Due to supply chain and logistics problems
Shortage of copper conductors which necessitated expensive imports
Weaker product mix was also a contributing factor.
5. H1-26: PAT up 61% & Revenue up 47% YoY
PAT up 38% & Revenue up 25% HoH
Despite gross margin challenges Hind Rectifiers delivered improvement in EBIDTA and PAT margins in H1-26 compared to FY25
Margin improvement is a key deliverable of the new CEO of Hind Rectifiers
6. Return Metrics: Improving & Strong Return Ratios
7. Outlook: 30% Revenue CAGR for FY25-29
7.1 Management Guidance
Revenue Growth
You can expect higher growth but my official commitment is 30%.
We will be crossing that 30% on the year to year basis at least for next three years
EBIDTA Margin: Can we reach mid double digit in next one or two years – regarding the margins that’s actually the first goal of our CEO
Order-book: execution is 12 to 18 month window by which we have by which time we have to complete all the orders that we have on hand, particularly for the railway side.
Order book – at an all time high
7.2 H1 FY26 Performance vs FY26 Guidance
HIRECT H1 FY26 Performance Ahead of FY26 Guidance
Revenue: H1 revenue ahead of the official 30% revenue growth guidance.
Even the management is indicating growth to be higher than the promised 30%
Margins: Improvement from FY25
Order-Book: Order book at all time high and supporting revenue visibility to FY27
7. Valuation Analysis — Hind Rectifiers
7.1 Valuation Snapshot
Current Market Price: 1485.6; Market Cap: ₹2,552.8 Cr
Assumptions: 40% growth in FY26, 30% growth going forward
Valuations reflects its high growth and improving margins
Even after the recent correction — multiples already discounts the guidance till FY27.
Suggests limited room for further multiple expansion in the near term
Limited opportunity for entry barring corrections
Existing holders can ride the momentum till it lasts
7.2 Opportunity at Current Valuation
Conservative Guidance
FY26 growth ahead of 30% growth guidance
Management indicating that growth for FY27 to FY29 will also be higher than the 30% guidance
Margin Expansion
With margin expansion a key deliverable for the new CEO bottom-line expected to grow faster than the top-line
Optionality from exports, HVAC, and defense could unlock further upside.
7.3 Risk at Current Valuation
High Execution Bar: Delivering 30%+ revenue CAGR for FY25-29 will need strong execution even though supportive demand tailwinds are in place
Valuations are demanding: Valuations for FY26 and FY27 don’t allow for any margin of safety.
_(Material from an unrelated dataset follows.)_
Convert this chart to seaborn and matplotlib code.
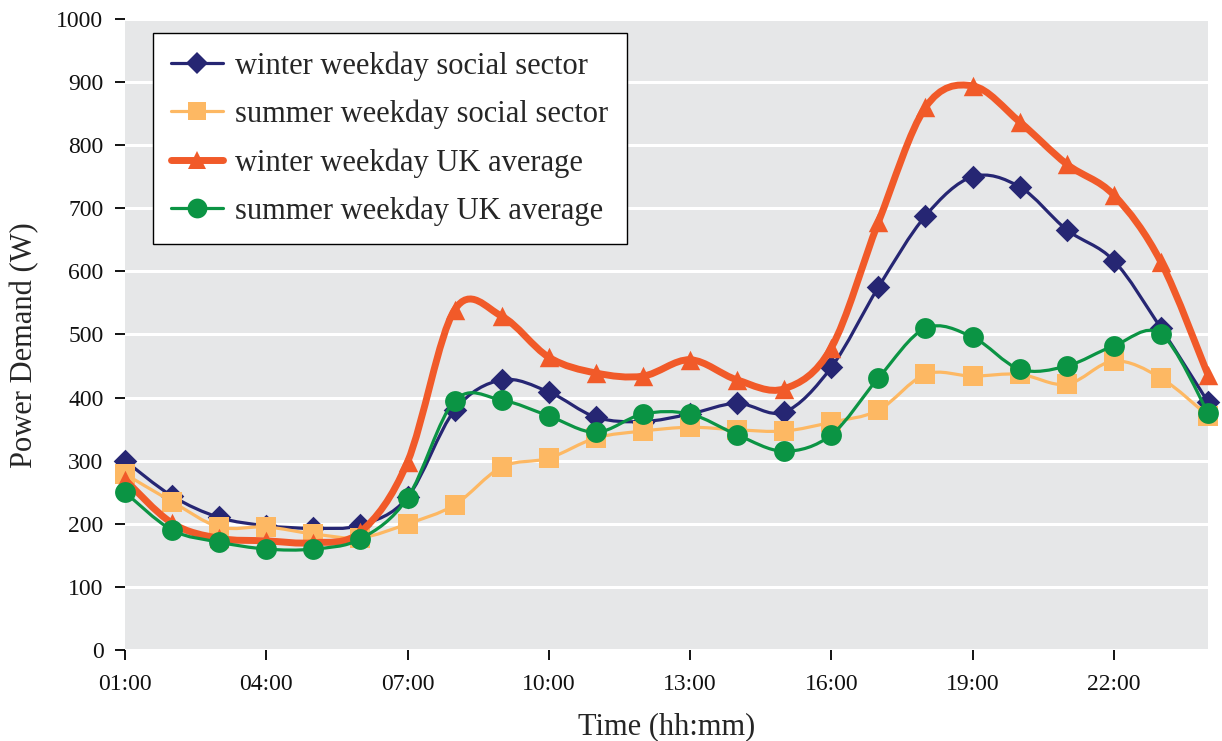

Impact of even a single weak quarter will be seen in the stock price
Supply Chain Risks: H1 FY26 has already seen lowered gross margins on account of supply chain issues
Concentration Risk: Railways accounting for ~90% of revenue of Hindustan Rectifiers
Propulsion system still in field trial phase – contribution to revenue is contingent on trial success and tender wins.